Stephen Fry unveils plaque to forgotten singer who escaped the Ku Klux Klan before making and losing a fortune

Thursday, 11th October 2012

Singer Leslie “Hutch” Hutchinson, who died penniless, and the plaque (right) that honours him in Belsize Park

Published: 11 October, 2012
by DAN CARRIER

ENGLISH Heritage has unveiled a plaque at the former Belsize Park home of a singer who made millions before blowing the lot and dying penniless and largely forgotten.

Leslie “Hutch” Hutch­inson had once taken London’s swankiest night­clubs and grandest theatres by storm. He kept the Blitz spirits up by performing impromptu for people sheltering from bombs in the Tube, had scores of lovers and recorded hit after hit. But by his death in 1969, he was broke.

On Friday, the conservation group put Hutch back on the map by marking his old home in Steele’s Road with the plaque.
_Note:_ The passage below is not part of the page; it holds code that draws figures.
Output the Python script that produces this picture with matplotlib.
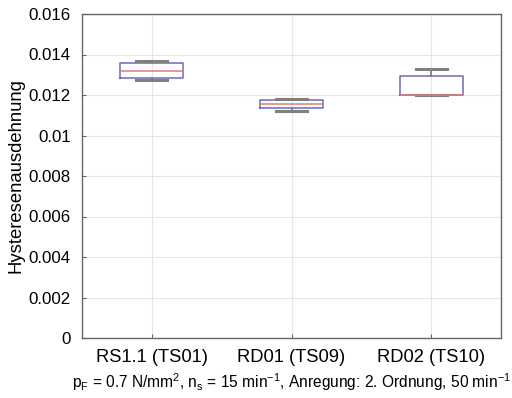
import matplotlib
matplotlib.use("Agg")
import matplotlib.pyplot as plt

categories = ["RS1.1 (TS01)", "RD01 (TS09)", "RD02 (TS10)"]
whislo = [0.01275, 0.01120, 0.01200]
q1 = [0.01282, 0.01136, 0.01200]
med = [0.01320, 0.01156, 0.01200]
q3 = [0.01358, 0.01175, 0.01295]
whishi = [0.01368, 0.01180, 0.01328]
yticks = [0, 0.002, 0.004, 0.006, 0.008, 0.01, 0.012, 0.014, 0.016]
ytick_labels = ["0", "0.002", "0.004", "0.006", "0.008", "0.01", "0.012", "0.014", "0.016"]

plt.rcParams['font.family'] = ['Liberation Sans', 'DejaVu Sans']
plt.rcParams['mathtext.fontset'] = 'custom'
plt.rcParams['mathtext.rm'] = 'Liberation Sans'
plt.rcParams['mathtext.it'] = 'Liberation Sans'

fig = plt.figure(figsize=(5.12, 3.98), dpi=100)
ax = fig.add_axes([82/512, 1-338/398, (501-82)/512, (338-14)/398])

stats = []
for i in range(len(categories)):
    stats.append(dict(whislo=whislo[i], q1=q1[i], med=med[i], q3=q3[i],
                      whishi=whishi[i], fliers=[], label=categories[i]))

ax.bxp(stats, positions=[1, 2, 3], widths=0.45, showfliers=False,
       boxprops=dict(color='#6a6ab8', linewidth=1.1),
       medianprops=dict(color='#e07a7a', linewidth=1.1),
       whiskerprops=dict(color='#707070', linewidth=1.1),
       capprops=dict(color='#808080', linewidth=2.2),
       capwidths=0.22)

ax.set_xlim(0.5, 3.5)
ax.set_ylim(0, 0.016)
ax.set_yticks(yticks)
ax.set_yticklabels(ytick_labels, fontsize=12.2)
ax.set_xticks([1, 2, 3])
ax.set_xticklabels(categories, fontsize=13.2)
ax.grid(True, color='#e6e6e6', linewidth=0.8)
ax.set_axisbelow(True)
ax.tick_params(direction='in', length=3, color='#666666')
ax.tick_params(axis='x', pad=8)
ax.tick_params(axis='y', pad=8)
for s in ax.spines.values():
    s.set_color('#666666')
    s.set_linewidth(1.0)

ax.set_ylabel("Hysteresenausdehnung", fontsize=13.3, labelpad=3)
ax.set_xlabel(r"$\mathregular{p_F}$ = 0.7 N/mm$\mathregular{^2}$, $\mathregular{n_s}$ = 15 min$\mathregular{^{-1}}$, Anregung: 2. Ordnung, 50 min$\mathregular{^{-1}}$",
              fontsize=11.2, labelpad=4)

fig.savefig("out.png", dpi=100)
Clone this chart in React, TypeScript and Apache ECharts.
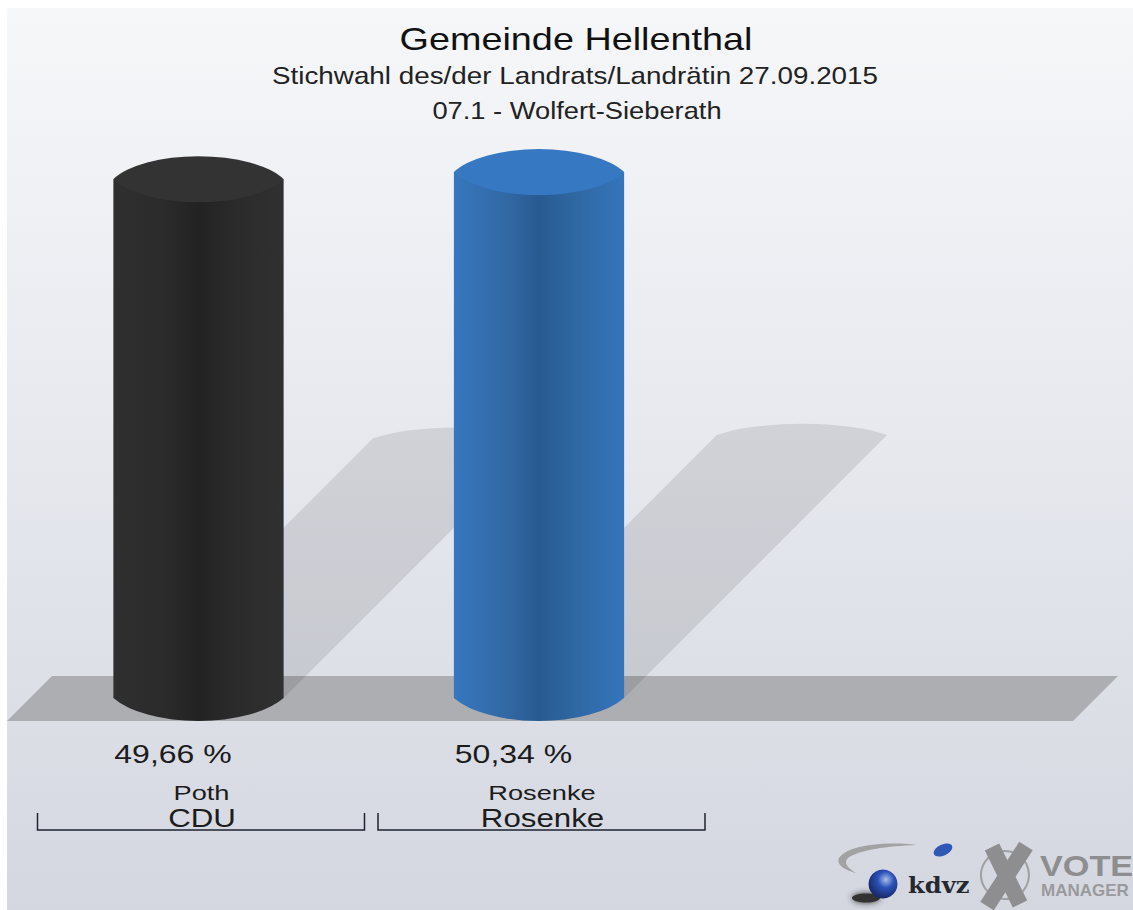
import React, { useEffect, useRef } from "react";
import * as echarts from "echarts";

const titleLines = [
  "Gemeinde Hellenthal",
  "Stichwahl des/der Landrats/Landrätin 27.09.2015",
  "07.1 - Wolfert-Sieberath",
];
const candidates = ["Poth", "Rosenke"];
const parties = ["CDU", "Rosenke"];
const shares = [49.66, 50.34];
const sideColors = [
  ["#2f2f2f", "#2b2b2b", "#222222", "#2b2b2b", "#303030"],
  ["#3677bf", "#3269a5", "#285a90", "#2f68a3", "#3575bc"],
];
const topColors = ["#333333", "#3778c3"];

const FONT = '"Liberation Sans", Arial, sans-serif';

echarts.graphic.registerShape(
  "swoosh",
  echarts.graphic.extendPath(
    "M917 845 C885 841 848 845 839 858 C836 865 845 870 856 873 C848 868 843 863 848 858 C858 850 888 846 917 845 Z",
    {}
  )
);

function cylinderGeom(api: any) {
  const idx = api.value(0);
  const val = api.value(1);
  const top = api.coord([idx, val]);
  const base = api.coord([idx, 0]);
  const band = api.size([1, 0])[0];
  const rx = band * 0.25;
  return { cx: base[0], topY: top[1], baseY: base[1], rx, height: base[1] - top[1], idx };
}

function renderShadow(_: any, api: any) {
  const g = cylinderGeom(api);
  const l = g.cx - g.rx;
  const r = g.cx + g.rx;
  const d = g.height / 2;
  const y = g.baseY - d;
  return {
    type: "path",
    shape: {
      pathData: `M${l} ${g.baseY} L${l + d} ${y} A${g.rx * 1.25} 28 0 0 1 ${r + d} ${y} L${r} ${g.baseY} Z`,
    },
    style: { fill: "rgba(20,20,20,0.105)" },
  };
}

function stretchedText(text: string, x: number, y: number, size: number, scaleX: number) {
  return {
    type: "text",
    x,
    y,
    scaleX,
    style: {
      x: 0,
      y: 0,
      text,
      fill: "#1c1c1c",
      font: `${size}px ${FONT}`,
      align: "center",
      verticalAlign: "middle",
    },
  };
}

function renderCylinder(_: any, api: any) {
  const g = cylinderGeom(api);
  const l = g.cx - g.rx;
  const r = g.cx + g.rx;
  const cols = sideColors[g.idx];
  const stops = [0, 0.3, 0.5, 0.72, 1].map((offset, i) => ({ offset, color: cols[i] }));
  const label = shares[g.idx].toFixed(2).replace(".", ",") + " %";
  const bx = g.cx + 2.5;
  const by = 813;
  const axTop = g.rx * 1.08;
  const axBase = g.rx * 1.12;
  return {
    type: "group",
    children: [
      {
        type: "path",
        shape: {
          pathData: `M${l} ${g.topY} L${l} ${g.baseY} A${axBase} 42 0 0 0 ${r} ${g.baseY} L${r} ${g.topY} Z`,
        },
        style: { fill: new echarts.graphic.LinearGradient(0, 0, 1, 0, stops) },
      },
      {
        type: "path",
        shape: {
          pathData: `M${l} ${g.topY} A${axTop} 37 0 0 1 ${r} ${g.topY} A${axTop} 37 0 0 1 ${l} ${g.topY} Z`,
        },
        style: { fill: topColors[g.idx] },
      },
      stretchedText(label, g.cx - 25.5, g.baseY + 56, 25, 1.28),
      stretchedText(candidates[g.idx], g.cx + 3, g.baseY + 95, 20, 1.36),
      stretchedText(parties[g.idx], g.cx + 3.5, g.baseY + 120, 25, 1.25),
      {
        type: "polyline",
        z2: -1,
        shape: {
          points: [
            [bx - 163.5, by],
            [bx - 163.5, by + 17],
            [bx + 163.5, by + 17],
            [bx + 163.5, by],
          ],
        },
        style: { fill: "none", stroke: "#1e2430", lineWidth: 1.5 },
      },
    ],
  };
}

function headline(text: string, cx: number, y: number, size: number, scaleX: number, color: string) {
  return {
    type: "text",
    z: 5,
    x: cx,
    y,
    scaleX,
    style: { x: 0, y: 0, text, fill: color, font: `${size}px ${FONT}`, align: "center", verticalAlign: "middle" },
  };
}

export default function App() {
  const ref = useRef<HTMLDivElement>(null);
  useEffect(() => {
    const chart = echarts.init(ref.current!, null, { renderer: "svg" });
    const seriesData = shares.map((v, i) => [i, v]);
    chart.setOption({
      animation: false,
      backgroundColor: "#ffffff",
      grid: { left: 28.25, width: 681, top: 71.2, height: 626.8 },
      xAxis: {
        type: "category",
        data: candidates,
        axisLine: { show: false },
        axisTick: { show: false },
        splitLine: { show: false },
        axisLabel: { show: false },
      },
      yAxis: { type: "value", min: 0, max: 60, show: false },
      graphic: [
        {
          type: "rect",
          z: -10,
          shape: { x: 7, y: 8, width: 1126, height: 902 },
          style: {
            fill: new echarts.graphic.LinearGradient(0, 0, 0, 1, [
              { offset: 0, color: "#f6f7f9" },
              { offset: 0.5, color: "#e6e8ee" },
              { offset: 1, color: "#d4d7e0" },
            ]),
          },
        },
        {
          type: "polygon",
          z: -5,
          shape: { points: [[7, 721], [52, 676], [1118, 676], [1073, 721]] },
          style: { fill: "#adaeb1" },
        },
        headline(titleLines[0], 576, 39, 32, 1.181, "#111111"),
        headline(titleLines[1], 575, 76, 24, 1.159, "#222222"),
        headline(titleLines[2], 577, 111, 24, 1.138, "#222222"),
        // kdvz logo
        { type: "swoosh", z: 1, style: { fill: "#a2a2a4" } },
        {
          type: "ellipse",
          z: 1,
          shape: { cx: 866, cy: 898, rx: 14, ry: 4.5 },
          style: { fill: "#333", shadowBlur: 6, shadowColor: "#333" },
        },
        {
          type: "circle",
          z: 2,
          shape: { cx: 883, cy: 884, r: 14.5 },
          style: {
            fill: new echarts.graphic.RadialGradient(0.6, 0.35, 0.7, [
              { offset: 0, color: "#a9bfe8" },
              { offset: 0.4, color: "#2b52b8" },
              { offset: 1, color: "#14245e" },
            ]),
          },
        },
        {
          type: "ellipse",
          z: 2,
          x: 943,
          y: 850,
          rotation: 0.45,
          shape: { cx: 0, cy: 0, rx: 10, ry: 5.5 },
          style: { fill: "#2f57b5" },
        },
        {
          type: "text",
          z: 2,
          x: 908,
          y: 885,
          scaleX: 1.1,
          style: { x: 0, y: 0, text: "kdvz", fill: "#26282e", font: `bold 22px "DejaVu Serif", serif`, align: "left", verticalAlign: "middle" },
        },
        // Vote Manager logo
        {
          type: "circle",
          z: 2,
          shape: { cx: 1005, cy: 875, r: 24 },
          style: { fill: "none", stroke: "#a0a0a2", lineWidth: 2 },
        },
        {
          type: "line",
          z: 3,
          shape: { x1: 992, y1: 847, x2: 1020, y2: 904 },
          style: { stroke: "#8e8e90", lineWidth: 16 },
        },
        {
          type: "line",
          z: 3,
          shape: { x1: 1026, y1: 846, x2: 987, y2: 906 },
          style: { stroke: "#8e8e90", lineWidth: 16 },
        },
        {
          type: "text",
          z: 3,
          x: 1040,
          y: 866,
          scaleX: 1.18,
          style: { x: 0, y: 0, text: "VOTE", fill: "#8e8e90", font: `bold 29px ${FONT}`, align: "left", verticalAlign: "middle" },
        },
        {
          type: "text",
          z: 3,
          x: 1041,
          y: 890,
          style: { x: 0, y: 0, text: "MANAGER", fill: "#9a9a9c", font: `bold 17px ${FONT}`, align: "left", verticalAlign: "middle" },
        },
      ],
      series: [
        { type: "custom", z: 2, silent: true, renderItem: renderShadow, data: seriesData, clip: false },
        { type: "custom", z: 3, silent: true, renderItem: renderCylinder, data: seriesData, clip: false },
      ],
    });
    return () => chart.dispose();
  }, []);
  return (
    <div
      ref={ref}
      style={{ position: "absolute", left: 0, top: 0, width: 1133, height: 910, overflow: "hidden" }}
    />
  );
}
Writing about Hutch’s life has not been easy for his biographer, Charlotte Breese, who was at the unveiling. She said: “Frankly, he was a liar – he told terrible stories about himself. He would tell people things that were complete fantasies.”

After careful detective work, Ms Breese has uncovered a life that needed no embellishing. Grenada-born Hutch moved to Europe after a being attacked by  the Ku Klux Klan in Miami. He had met and befriended English aristocrat Ed­wina Mountbatten while she was visiting New York and started an affair which was to last 30 years.

In 1927, he came to London. Ms Breese said: “Hutch moved to Steele’s Road in 1929 and stayed there until 1967, when he finally had to sell his house to pay off debts.”

She added: “He was a multi-millionaire but he spent it all on wine, women, song and gambling on horses.”

Hutch’s daughter Gabrielle Markes, who was taken away from her parents when she was born, unveiled the plaque.

She said: “I was born in 1930, taken away at birth and placed in a nursing home pending adoption.

"As soon as I was able, I began the long struggle to discover my parentage, and finally discovered in my middle-age that Leslie Hutchinson – fondly known as Hutch – was my father.

“This ceremony is a very special day for me, and is the culmination of over 60 years searching for the truth.”